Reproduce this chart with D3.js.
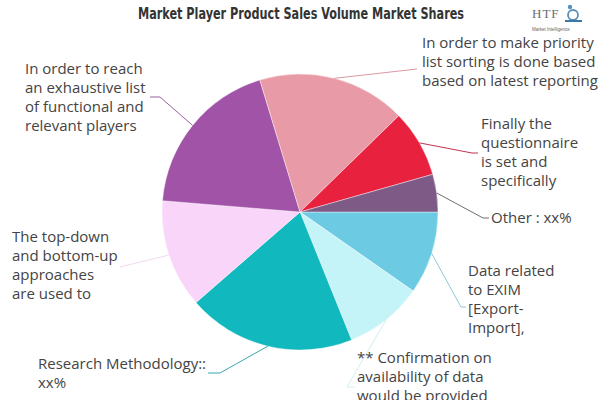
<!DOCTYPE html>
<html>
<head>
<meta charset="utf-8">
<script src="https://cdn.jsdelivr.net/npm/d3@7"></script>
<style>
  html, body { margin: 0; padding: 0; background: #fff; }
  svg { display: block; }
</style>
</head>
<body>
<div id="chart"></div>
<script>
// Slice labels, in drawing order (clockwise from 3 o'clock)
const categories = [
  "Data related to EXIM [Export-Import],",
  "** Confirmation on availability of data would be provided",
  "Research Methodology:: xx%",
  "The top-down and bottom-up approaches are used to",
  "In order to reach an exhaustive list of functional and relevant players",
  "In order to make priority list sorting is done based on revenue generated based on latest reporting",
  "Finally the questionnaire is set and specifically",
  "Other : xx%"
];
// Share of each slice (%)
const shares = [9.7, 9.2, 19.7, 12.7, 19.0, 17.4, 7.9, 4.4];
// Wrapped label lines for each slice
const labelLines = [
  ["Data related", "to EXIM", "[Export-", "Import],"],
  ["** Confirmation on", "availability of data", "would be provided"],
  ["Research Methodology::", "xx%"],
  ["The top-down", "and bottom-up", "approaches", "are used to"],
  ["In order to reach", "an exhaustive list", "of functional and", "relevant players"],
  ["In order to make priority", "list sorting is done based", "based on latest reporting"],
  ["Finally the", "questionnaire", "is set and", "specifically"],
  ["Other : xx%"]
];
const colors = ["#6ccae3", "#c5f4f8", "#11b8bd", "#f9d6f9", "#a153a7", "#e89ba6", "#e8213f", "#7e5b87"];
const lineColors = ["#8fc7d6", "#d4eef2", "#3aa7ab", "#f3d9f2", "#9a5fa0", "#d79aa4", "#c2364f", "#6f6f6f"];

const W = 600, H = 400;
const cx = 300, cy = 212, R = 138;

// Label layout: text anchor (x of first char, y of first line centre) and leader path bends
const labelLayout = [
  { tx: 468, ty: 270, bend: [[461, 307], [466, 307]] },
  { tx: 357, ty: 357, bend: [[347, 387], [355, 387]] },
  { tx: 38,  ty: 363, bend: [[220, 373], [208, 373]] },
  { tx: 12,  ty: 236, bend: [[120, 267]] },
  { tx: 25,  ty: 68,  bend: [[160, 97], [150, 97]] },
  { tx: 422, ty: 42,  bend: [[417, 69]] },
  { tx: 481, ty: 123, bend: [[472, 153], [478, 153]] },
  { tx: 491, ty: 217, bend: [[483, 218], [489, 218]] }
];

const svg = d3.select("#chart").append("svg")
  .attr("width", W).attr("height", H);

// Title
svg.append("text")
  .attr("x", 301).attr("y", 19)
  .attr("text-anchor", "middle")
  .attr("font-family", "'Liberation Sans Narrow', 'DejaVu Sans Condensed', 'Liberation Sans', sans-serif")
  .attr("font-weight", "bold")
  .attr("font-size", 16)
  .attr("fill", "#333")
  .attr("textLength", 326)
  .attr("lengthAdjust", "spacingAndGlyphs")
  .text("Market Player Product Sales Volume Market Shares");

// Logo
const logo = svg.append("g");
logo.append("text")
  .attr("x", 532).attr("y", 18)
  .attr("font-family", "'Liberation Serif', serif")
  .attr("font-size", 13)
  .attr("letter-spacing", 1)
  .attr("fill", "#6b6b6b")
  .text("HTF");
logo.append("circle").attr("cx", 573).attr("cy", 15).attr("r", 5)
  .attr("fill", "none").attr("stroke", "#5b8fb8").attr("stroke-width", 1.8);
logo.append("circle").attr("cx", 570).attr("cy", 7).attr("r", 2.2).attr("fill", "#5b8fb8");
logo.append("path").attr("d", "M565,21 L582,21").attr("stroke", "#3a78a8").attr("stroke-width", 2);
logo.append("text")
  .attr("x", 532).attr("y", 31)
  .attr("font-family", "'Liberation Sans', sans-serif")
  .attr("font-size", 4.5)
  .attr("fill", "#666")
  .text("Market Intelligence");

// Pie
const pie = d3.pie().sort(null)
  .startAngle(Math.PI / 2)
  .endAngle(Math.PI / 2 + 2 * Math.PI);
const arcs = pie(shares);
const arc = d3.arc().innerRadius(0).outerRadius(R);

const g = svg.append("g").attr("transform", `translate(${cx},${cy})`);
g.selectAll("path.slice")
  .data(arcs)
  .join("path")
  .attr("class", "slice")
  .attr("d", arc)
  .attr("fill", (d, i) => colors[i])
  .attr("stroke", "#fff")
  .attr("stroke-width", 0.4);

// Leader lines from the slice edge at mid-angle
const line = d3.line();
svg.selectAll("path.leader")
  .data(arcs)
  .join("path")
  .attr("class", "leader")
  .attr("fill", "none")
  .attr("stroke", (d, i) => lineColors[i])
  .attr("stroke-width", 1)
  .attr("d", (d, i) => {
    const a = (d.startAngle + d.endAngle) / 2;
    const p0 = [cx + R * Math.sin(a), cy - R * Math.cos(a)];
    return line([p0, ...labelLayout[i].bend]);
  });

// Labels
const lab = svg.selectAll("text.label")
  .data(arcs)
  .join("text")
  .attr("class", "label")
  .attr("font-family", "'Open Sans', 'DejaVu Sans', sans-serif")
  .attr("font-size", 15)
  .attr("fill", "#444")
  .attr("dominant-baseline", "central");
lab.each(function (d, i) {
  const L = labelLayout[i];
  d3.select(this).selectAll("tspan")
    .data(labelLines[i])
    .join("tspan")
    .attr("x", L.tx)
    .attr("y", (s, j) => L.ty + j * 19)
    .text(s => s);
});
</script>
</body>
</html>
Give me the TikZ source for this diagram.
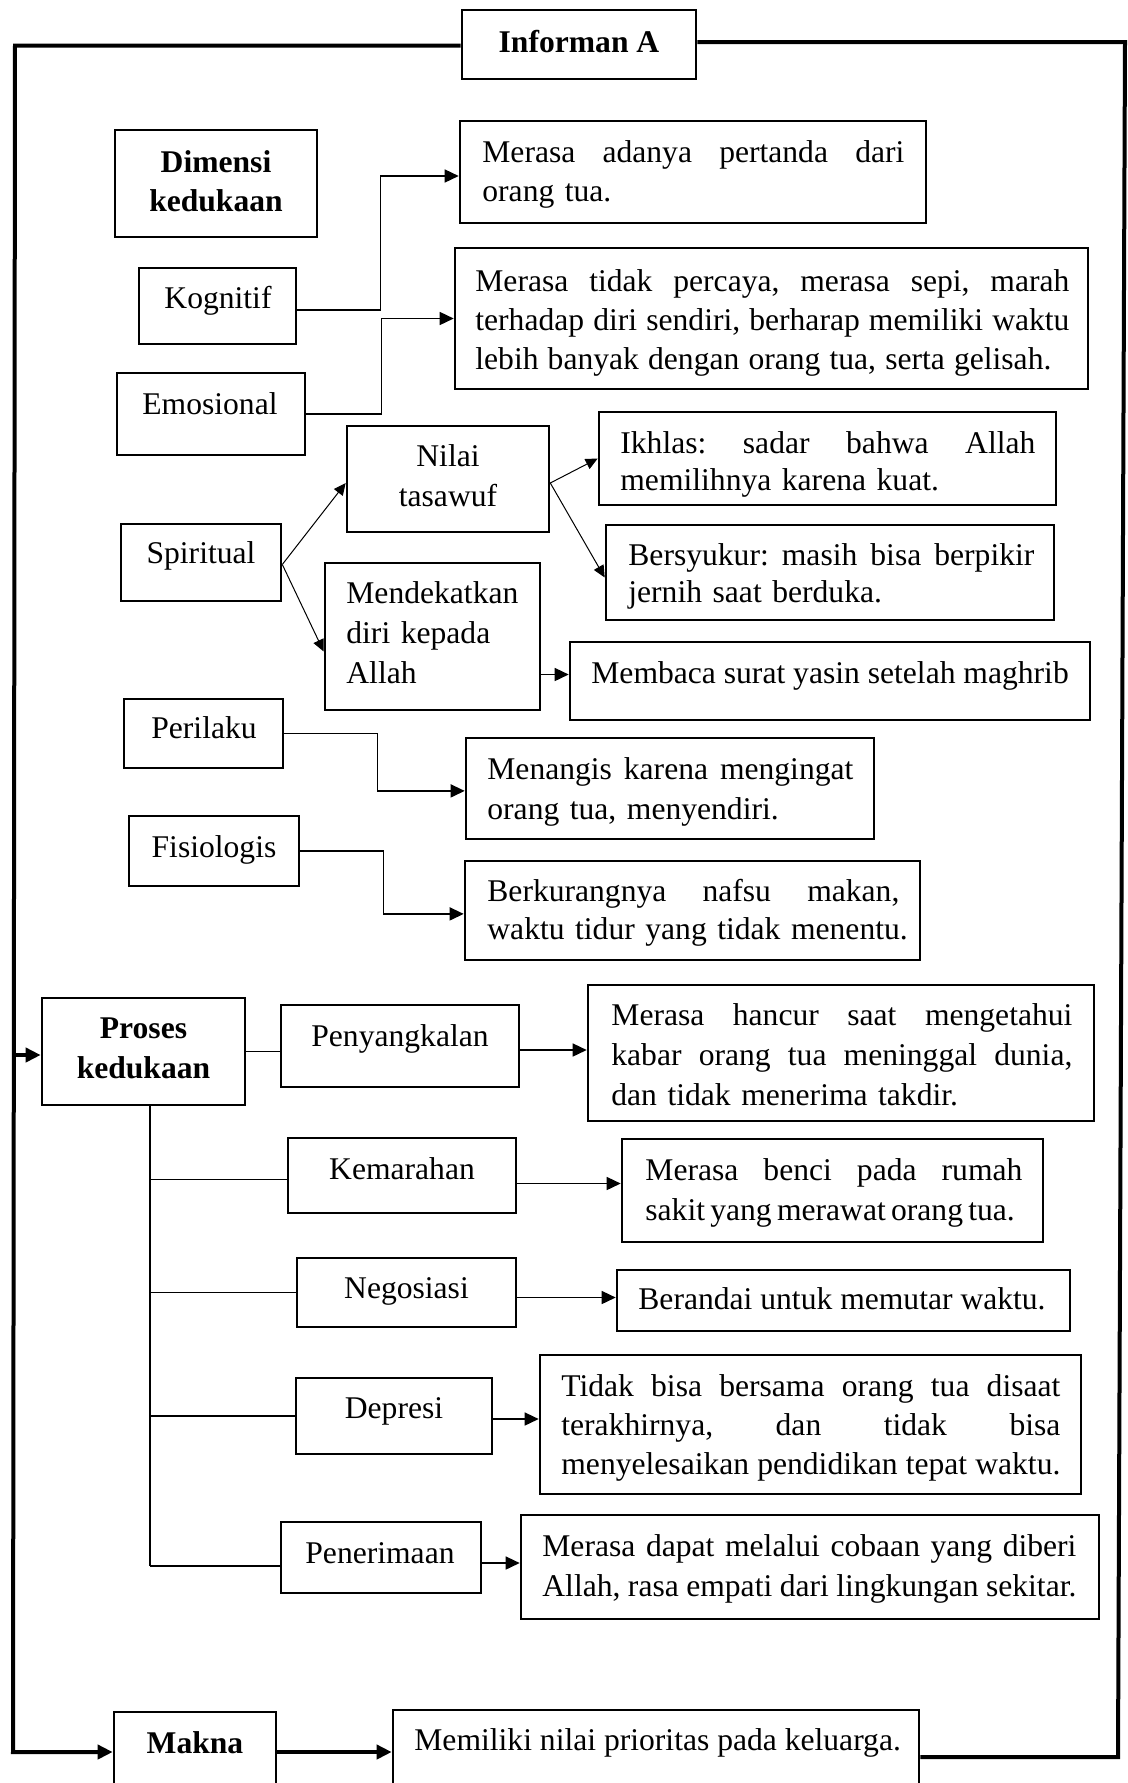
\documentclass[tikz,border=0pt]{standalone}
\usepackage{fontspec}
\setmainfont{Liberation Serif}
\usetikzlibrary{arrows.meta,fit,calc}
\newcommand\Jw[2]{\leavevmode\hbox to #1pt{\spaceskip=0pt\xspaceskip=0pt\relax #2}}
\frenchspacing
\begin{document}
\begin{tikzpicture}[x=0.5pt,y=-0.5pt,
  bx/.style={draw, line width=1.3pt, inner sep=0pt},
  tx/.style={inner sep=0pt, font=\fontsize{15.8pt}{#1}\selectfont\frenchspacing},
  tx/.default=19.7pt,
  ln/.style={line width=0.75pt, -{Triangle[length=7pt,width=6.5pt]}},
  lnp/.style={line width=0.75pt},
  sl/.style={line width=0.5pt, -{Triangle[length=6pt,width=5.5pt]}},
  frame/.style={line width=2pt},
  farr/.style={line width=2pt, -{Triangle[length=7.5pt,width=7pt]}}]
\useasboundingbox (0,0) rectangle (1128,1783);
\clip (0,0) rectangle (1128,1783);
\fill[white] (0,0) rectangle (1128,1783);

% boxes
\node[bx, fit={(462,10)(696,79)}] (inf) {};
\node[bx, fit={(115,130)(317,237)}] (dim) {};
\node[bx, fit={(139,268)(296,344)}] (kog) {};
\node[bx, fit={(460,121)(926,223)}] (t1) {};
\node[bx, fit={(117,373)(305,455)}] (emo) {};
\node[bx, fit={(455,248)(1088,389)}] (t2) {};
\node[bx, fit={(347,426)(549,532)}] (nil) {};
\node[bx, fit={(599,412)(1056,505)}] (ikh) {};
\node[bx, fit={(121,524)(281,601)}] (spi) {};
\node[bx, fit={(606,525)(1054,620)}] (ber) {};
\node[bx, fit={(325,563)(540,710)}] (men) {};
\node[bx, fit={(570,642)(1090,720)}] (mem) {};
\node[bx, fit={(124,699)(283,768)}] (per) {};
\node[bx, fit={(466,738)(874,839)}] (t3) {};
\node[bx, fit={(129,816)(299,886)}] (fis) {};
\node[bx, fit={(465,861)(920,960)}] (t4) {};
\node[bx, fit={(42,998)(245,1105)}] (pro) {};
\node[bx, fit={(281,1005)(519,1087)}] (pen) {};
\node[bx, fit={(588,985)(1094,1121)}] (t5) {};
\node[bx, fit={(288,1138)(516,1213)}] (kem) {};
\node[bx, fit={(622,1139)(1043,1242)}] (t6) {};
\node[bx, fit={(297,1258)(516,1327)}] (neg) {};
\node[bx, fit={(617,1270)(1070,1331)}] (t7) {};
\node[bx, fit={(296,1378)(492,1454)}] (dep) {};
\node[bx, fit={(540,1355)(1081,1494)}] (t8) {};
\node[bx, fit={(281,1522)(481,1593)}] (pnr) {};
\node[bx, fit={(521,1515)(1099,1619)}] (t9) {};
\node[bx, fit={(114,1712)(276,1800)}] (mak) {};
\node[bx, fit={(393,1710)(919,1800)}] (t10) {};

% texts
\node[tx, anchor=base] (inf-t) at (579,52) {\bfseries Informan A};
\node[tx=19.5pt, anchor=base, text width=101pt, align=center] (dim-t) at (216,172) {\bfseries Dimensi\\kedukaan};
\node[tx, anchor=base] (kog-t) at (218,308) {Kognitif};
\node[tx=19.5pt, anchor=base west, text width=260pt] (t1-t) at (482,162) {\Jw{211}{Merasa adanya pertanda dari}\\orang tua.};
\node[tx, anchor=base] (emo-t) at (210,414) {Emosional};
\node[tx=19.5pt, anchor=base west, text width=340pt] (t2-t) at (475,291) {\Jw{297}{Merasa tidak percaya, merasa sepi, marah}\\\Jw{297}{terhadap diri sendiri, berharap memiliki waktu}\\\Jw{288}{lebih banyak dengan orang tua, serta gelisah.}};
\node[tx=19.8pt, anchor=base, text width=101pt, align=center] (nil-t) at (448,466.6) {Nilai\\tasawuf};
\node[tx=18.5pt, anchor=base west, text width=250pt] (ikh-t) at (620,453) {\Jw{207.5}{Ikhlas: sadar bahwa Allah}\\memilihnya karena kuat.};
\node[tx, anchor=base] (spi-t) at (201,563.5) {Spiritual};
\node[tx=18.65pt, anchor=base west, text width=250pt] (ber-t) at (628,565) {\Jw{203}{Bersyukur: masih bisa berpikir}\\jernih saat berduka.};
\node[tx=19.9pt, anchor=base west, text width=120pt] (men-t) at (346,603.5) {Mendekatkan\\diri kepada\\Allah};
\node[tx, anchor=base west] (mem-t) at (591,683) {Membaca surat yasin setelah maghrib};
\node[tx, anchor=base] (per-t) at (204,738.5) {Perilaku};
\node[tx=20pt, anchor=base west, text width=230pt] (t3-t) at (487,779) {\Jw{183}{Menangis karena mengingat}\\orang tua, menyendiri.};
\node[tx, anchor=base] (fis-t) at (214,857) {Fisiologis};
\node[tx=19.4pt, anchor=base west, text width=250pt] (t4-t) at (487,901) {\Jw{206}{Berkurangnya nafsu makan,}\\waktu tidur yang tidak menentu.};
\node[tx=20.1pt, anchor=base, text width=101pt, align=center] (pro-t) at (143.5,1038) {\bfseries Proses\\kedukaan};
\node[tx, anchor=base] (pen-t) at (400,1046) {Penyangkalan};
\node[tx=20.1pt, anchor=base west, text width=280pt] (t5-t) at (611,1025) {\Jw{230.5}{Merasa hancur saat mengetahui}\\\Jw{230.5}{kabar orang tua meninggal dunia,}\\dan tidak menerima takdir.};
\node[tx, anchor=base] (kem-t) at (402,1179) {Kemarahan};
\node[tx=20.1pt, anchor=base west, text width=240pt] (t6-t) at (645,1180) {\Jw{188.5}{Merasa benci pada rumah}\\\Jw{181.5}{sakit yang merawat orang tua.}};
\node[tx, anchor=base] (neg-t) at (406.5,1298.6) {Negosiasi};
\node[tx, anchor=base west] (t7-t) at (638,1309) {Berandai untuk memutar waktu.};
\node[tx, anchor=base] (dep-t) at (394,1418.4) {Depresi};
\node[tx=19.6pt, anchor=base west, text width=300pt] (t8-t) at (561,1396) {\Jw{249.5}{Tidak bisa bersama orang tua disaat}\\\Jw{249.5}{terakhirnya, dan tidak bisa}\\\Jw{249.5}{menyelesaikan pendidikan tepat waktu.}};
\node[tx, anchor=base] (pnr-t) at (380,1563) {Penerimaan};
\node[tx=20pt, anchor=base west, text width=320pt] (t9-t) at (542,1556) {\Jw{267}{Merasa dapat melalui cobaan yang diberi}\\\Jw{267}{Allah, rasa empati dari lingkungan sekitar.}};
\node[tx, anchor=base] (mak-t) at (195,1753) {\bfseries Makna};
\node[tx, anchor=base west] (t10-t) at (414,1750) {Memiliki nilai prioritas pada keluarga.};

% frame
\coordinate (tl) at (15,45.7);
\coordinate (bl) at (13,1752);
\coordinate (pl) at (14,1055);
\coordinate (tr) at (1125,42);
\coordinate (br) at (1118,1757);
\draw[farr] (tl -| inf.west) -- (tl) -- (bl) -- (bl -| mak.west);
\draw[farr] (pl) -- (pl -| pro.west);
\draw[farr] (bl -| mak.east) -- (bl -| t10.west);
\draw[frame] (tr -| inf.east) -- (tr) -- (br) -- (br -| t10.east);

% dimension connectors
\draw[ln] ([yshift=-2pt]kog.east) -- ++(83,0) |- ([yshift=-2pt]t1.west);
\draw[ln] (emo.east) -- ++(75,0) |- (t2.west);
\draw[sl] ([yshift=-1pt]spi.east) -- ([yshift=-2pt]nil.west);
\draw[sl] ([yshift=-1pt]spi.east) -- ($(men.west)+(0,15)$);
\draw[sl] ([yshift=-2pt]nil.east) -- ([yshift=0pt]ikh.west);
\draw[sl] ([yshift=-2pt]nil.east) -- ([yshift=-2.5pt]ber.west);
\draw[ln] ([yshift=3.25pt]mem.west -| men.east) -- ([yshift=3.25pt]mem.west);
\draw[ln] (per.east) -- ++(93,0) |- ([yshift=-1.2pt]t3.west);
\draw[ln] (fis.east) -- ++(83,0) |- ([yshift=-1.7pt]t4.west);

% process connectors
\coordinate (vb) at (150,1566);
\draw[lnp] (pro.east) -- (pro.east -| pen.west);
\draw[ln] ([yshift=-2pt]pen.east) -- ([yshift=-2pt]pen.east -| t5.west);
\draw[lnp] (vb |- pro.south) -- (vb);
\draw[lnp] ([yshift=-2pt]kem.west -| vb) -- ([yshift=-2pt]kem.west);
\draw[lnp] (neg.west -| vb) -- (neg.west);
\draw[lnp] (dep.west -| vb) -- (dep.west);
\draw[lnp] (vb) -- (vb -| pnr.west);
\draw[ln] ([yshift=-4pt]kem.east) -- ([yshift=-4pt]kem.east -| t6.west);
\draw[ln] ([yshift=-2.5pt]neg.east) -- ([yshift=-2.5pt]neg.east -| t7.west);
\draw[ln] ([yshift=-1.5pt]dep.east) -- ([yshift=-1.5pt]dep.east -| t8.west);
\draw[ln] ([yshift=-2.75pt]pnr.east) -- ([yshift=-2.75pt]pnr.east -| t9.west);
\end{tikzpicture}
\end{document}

+ + + + +

What the exercise asks:
Leave the pictures out and repeat exactly the lines from the beginning of the records to the line bearing "const cx = 300, cy = 212, R = 138;", both ends counted.

Result:
Reproduce this chart with D3.js.
<!DOCTYPE html>
<html>
<head>
<meta charset="utf-8">
<script src="https://cdn.jsdelivr.net/npm/d3@7"></script>
<style>
  html, body { margin: 0; padding: 0; background: #fff; }
  svg { display: block; }
</style>
</head>
<body>
<div id="chart"></div>
<script>
// Slice labels, in drawing order (clockwise from 3 o'clock)
const categories = [
  "Data related to EXIM [Export-Import],",
  "** Confirmation on availability of data would be provided",
  "Research Methodology:: xx%",
  "The top-down and bottom-up approaches are used to",
  "In order to reach an exhaustive list of functional and relevant players",
  "In order to make priority list sorting is done based on revenue generated based on latest reporting",
  "Finally the questionnaire is set and specifically",
  "Other : xx%"
];
// Share of each slice (%)
const shares = [9.7, 9.2, 19.7, 12.7, 19.0, 17.4, 7.9, 4.4];
// Wrapped label lines for each slice
const labelLines = [
  ["Data related", "to EXIM", "[Export-", "Import],"],
  ["** Confirmation on", "availability of data", "would be provided"],
  ["Research Methodology::", "xx%"],
  ["The top-down", "and bottom-up", "approaches", "are used to"],
  ["In order to reach", "an exhaustive list", "of functional and", "relevant players"],
  ["In order to make priority", "list sorting is done based", "based on latest reporting"],
  ["Finally the", "questionnaire", "is set and", "specifically"],
  ["Other : xx%"]
];
const colors = ["#6ccae3", "#c5f4f8", "#11b8bd", "#f9d6f9", "#a153a7", "#e89ba6", "#e8213f", "#7e5b87"];
const lineColors = ["#8fc7d6", "#d4eef2", "#3aa7ab", "#f3d9f2", "#9a5fa0", "#d79aa4", "#c2364f", "#6f6f6f"];

const W = 600, H = 400;
const cx = 300, cy = 212, R = 138;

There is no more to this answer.